== Dataset section

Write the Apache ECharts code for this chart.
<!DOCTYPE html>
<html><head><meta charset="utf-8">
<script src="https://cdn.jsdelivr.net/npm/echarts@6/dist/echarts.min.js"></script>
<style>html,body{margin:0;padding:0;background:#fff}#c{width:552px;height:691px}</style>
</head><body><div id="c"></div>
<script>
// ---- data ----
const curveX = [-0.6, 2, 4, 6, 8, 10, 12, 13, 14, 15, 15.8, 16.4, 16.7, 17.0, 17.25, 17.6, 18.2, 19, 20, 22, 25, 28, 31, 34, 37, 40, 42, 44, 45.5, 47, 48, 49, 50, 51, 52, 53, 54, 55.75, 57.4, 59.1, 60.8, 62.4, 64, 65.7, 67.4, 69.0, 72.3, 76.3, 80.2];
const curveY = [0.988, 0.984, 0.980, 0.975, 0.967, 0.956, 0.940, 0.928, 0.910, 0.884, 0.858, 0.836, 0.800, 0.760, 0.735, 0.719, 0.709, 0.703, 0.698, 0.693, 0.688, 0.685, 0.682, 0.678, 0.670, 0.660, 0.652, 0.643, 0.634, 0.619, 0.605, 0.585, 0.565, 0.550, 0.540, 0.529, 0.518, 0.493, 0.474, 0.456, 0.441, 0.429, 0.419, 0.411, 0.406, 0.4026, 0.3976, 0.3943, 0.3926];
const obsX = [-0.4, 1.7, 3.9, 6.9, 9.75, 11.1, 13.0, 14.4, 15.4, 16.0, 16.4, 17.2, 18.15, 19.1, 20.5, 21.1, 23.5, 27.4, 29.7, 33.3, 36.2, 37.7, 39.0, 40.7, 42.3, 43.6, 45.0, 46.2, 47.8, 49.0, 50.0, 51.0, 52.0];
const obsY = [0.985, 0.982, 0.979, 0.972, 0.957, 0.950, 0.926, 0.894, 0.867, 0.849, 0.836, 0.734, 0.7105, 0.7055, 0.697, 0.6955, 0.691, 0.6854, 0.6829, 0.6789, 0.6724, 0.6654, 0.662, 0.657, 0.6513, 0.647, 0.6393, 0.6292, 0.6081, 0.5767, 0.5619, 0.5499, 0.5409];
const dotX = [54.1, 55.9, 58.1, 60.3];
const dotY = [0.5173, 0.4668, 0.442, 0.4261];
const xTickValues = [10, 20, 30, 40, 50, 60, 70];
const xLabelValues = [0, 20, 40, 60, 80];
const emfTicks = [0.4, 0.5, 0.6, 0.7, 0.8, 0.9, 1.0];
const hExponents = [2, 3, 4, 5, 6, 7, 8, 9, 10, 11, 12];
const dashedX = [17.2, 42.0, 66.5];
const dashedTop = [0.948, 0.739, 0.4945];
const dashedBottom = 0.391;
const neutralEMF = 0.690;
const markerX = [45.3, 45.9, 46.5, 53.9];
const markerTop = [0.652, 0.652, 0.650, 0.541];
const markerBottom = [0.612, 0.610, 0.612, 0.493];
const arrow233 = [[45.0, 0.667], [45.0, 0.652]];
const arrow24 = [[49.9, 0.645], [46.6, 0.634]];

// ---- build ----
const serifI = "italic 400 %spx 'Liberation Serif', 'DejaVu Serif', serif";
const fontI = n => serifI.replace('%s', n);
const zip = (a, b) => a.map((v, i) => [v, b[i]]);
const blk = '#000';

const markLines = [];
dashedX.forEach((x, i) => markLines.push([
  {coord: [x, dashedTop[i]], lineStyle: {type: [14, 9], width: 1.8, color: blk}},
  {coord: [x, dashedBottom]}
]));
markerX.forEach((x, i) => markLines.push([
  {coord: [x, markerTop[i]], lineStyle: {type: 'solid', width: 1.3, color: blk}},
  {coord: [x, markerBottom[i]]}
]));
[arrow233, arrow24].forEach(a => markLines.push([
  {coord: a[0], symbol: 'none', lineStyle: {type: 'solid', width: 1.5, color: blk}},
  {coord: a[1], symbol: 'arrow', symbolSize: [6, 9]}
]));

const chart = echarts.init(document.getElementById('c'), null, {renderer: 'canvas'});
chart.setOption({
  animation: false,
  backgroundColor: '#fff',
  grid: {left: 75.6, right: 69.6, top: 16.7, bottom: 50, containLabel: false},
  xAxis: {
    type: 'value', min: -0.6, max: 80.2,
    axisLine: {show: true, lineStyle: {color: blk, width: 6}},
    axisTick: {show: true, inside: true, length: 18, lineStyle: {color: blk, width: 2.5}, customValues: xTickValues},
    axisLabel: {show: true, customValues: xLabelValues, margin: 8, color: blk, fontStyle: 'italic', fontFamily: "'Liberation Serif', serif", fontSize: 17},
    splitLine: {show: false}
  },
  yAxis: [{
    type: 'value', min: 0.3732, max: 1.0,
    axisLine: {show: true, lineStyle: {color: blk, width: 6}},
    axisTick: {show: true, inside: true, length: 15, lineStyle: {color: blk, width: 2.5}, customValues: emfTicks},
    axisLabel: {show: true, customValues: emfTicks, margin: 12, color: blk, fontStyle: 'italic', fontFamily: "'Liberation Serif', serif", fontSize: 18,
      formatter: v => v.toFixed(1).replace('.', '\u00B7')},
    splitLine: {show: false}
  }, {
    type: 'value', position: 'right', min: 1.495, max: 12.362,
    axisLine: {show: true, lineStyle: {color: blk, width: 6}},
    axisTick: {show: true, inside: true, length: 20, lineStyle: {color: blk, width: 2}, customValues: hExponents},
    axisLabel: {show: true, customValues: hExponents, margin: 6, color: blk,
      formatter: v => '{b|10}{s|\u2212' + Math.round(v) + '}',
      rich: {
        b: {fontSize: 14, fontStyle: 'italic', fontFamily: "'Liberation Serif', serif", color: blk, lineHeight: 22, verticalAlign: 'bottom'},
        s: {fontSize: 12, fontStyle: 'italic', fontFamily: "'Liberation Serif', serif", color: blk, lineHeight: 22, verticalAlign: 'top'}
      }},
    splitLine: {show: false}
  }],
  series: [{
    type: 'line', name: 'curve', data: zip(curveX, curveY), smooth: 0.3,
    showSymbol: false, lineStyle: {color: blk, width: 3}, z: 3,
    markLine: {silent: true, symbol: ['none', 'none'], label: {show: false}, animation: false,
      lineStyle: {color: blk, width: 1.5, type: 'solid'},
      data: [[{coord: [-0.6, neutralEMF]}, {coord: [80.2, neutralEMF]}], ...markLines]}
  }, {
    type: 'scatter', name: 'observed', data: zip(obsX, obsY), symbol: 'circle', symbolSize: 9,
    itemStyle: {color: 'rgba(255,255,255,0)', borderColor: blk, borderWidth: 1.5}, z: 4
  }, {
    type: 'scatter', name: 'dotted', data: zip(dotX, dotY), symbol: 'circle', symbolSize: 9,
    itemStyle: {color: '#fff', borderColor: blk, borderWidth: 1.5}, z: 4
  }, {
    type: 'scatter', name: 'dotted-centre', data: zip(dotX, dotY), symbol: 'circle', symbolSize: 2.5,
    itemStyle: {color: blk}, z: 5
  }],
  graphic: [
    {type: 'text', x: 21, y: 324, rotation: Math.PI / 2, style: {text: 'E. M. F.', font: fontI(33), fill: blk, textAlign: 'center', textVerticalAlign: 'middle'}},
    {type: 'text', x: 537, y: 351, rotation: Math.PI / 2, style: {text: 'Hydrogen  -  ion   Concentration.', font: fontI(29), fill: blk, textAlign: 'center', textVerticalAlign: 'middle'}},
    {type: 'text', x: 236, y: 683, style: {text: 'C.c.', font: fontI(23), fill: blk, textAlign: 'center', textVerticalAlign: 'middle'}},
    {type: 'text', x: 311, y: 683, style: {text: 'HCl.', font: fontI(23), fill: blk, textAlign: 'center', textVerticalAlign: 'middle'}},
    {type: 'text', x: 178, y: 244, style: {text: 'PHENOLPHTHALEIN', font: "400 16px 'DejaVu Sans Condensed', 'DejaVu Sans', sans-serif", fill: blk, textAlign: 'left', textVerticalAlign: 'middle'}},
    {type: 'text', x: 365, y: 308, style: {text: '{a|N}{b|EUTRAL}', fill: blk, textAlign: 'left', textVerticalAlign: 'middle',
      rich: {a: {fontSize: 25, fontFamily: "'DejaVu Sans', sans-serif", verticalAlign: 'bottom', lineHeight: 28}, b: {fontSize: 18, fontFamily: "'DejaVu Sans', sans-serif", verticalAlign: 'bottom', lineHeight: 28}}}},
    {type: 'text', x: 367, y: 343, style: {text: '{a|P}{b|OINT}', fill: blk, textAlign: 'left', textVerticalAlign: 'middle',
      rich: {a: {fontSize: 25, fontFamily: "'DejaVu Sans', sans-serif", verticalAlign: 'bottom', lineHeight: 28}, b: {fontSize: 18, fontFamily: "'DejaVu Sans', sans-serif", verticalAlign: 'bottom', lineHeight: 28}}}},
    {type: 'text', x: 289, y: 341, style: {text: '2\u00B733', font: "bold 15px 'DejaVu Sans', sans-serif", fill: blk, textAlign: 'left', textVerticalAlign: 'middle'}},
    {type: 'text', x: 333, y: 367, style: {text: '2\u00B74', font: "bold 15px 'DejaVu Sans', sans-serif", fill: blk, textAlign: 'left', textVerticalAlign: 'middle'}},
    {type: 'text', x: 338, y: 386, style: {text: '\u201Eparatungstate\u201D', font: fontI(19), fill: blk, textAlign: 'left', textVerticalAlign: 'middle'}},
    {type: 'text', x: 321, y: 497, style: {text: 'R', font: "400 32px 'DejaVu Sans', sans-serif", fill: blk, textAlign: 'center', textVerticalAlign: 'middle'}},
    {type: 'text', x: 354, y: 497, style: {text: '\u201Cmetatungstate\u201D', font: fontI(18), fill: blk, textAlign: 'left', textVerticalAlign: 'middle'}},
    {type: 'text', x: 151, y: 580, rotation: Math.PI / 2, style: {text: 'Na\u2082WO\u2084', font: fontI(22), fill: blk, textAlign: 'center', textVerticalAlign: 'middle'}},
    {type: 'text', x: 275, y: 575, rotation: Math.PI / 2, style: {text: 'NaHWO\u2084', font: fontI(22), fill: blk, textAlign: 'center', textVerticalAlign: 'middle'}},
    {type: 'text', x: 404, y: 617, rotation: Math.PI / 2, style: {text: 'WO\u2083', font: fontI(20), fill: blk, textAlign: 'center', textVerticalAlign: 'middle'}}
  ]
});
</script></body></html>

====

Task brief: Quote the listing word for word from its first line through the line in which "const arrow24 = [[49.9, 0.645], [46.6, 0.634]];" appears.

Solution to the exercise:
Write the Apache ECharts code for this chart.
<!DOCTYPE html>
<html><head><meta charset="utf-8">
<script src="https://cdn.jsdelivr.net/npm/echarts@6/dist/echarts.min.js"></script>
<style>html,body{margin:0;padding:0;background:#fff}#c{width:552px;height:691px}</style>
</head><body><div id="c"></div>
<script>
// ---- data ----
const curveX = [-0.6, 2, 4, 6, 8, 10, 12, 13, 14, 15, 15.8, 16.4, 16.7, 17.0, 17.25, 17.6, 18.2, 19, 20, 22, 25, 28, 31, 34, 37, 40, 42, 44, 45.5, 47, 48, 49, 50, 51, 52, 53, 54, 55.75, 57.4, 59.1, 60.8, 62.4, 64, 65.7, 67.4, 69.0, 72.3, 76.3, 80.2];
const curveY = [0.988, 0.984, 0.980, 0.975, 0.967, 0.956, 0.940, 0.928, 0.910, 0.884, 0.858, 0.836, 0.800, 0.760, 0.735, 0.719, 0.709, 0.703, 0.698, 0.693, 0.688, 0.685, 0.682, 0.678, 0.670, 0.660, 0.652, 0.643, 0.634, 0.619, 0.605, 0.585, 0.565, 0.550, 0.540, 0.529, 0.518, 0.493, 0.474, 0.456, 0.441, 0.429, 0.419, 0.411, 0.406, 0.4026, 0.3976, 0.3943, 0.3926];
const obsX = [-0.4, 1.7, 3.9, 6.9, 9.75, 11.1, 13.0, 14.4, 15.4, 16.0, 16.4, 17.2, 18.15, 19.1, 20.5, 21.1, 23.5, 27.4, 29.7, 33.3, 36.2, 37.7, 39.0, 40.7, 42.3, 43.6, 45.0, 46.2, 47.8, 49.0, 50.0, 51.0, 52.0];
const obsY = [0.985, 0.982, 0.979, 0.972, 0.957, 0.950, 0.926, 0.894, 0.867, 0.849, 0.836, 0.734, 0.7105, 0.7055, 0.697, 0.6955, 0.691, 0.6854, 0.6829, 0.6789, 0.6724, 0.6654, 0.662, 0.657, 0.6513, 0.647, 0.6393, 0.6292, 0.6081, 0.5767, 0.5619, 0.5499, 0.5409];
const dotX = [54.1, 55.9, 58.1, 60.3];
const dotY = [0.5173, 0.4668, 0.442, 0.4261];
const xTickValues = [10, 20, 30, 40, 50, 60, 70];
const xLabelValues = [0, 20, 40, 60, 80];
const emfTicks = [0.4, 0.5, 0.6, 0.7, 0.8, 0.9, 1.0];
const hExponents = [2, 3, 4, 5, 6, 7, 8, 9, 10, 11, 12];
const dashedX = [17.2, 42.0, 66.5];
const dashedTop = [0.948, 0.739, 0.4945];
const dashedBottom = 0.391;
const neutralEMF = 0.690;
const markerX = [45.3, 45.9, 46.5, 53.9];
const markerTop = [0.652, 0.652, 0.650, 0.541];
const markerBottom = [0.612, 0.610, 0.612, 0.493];
const arrow233 = [[45.0, 0.667], [45.0, 0.652]];
const arrow24 = [[49.9, 0.645], [46.6, 0.634]];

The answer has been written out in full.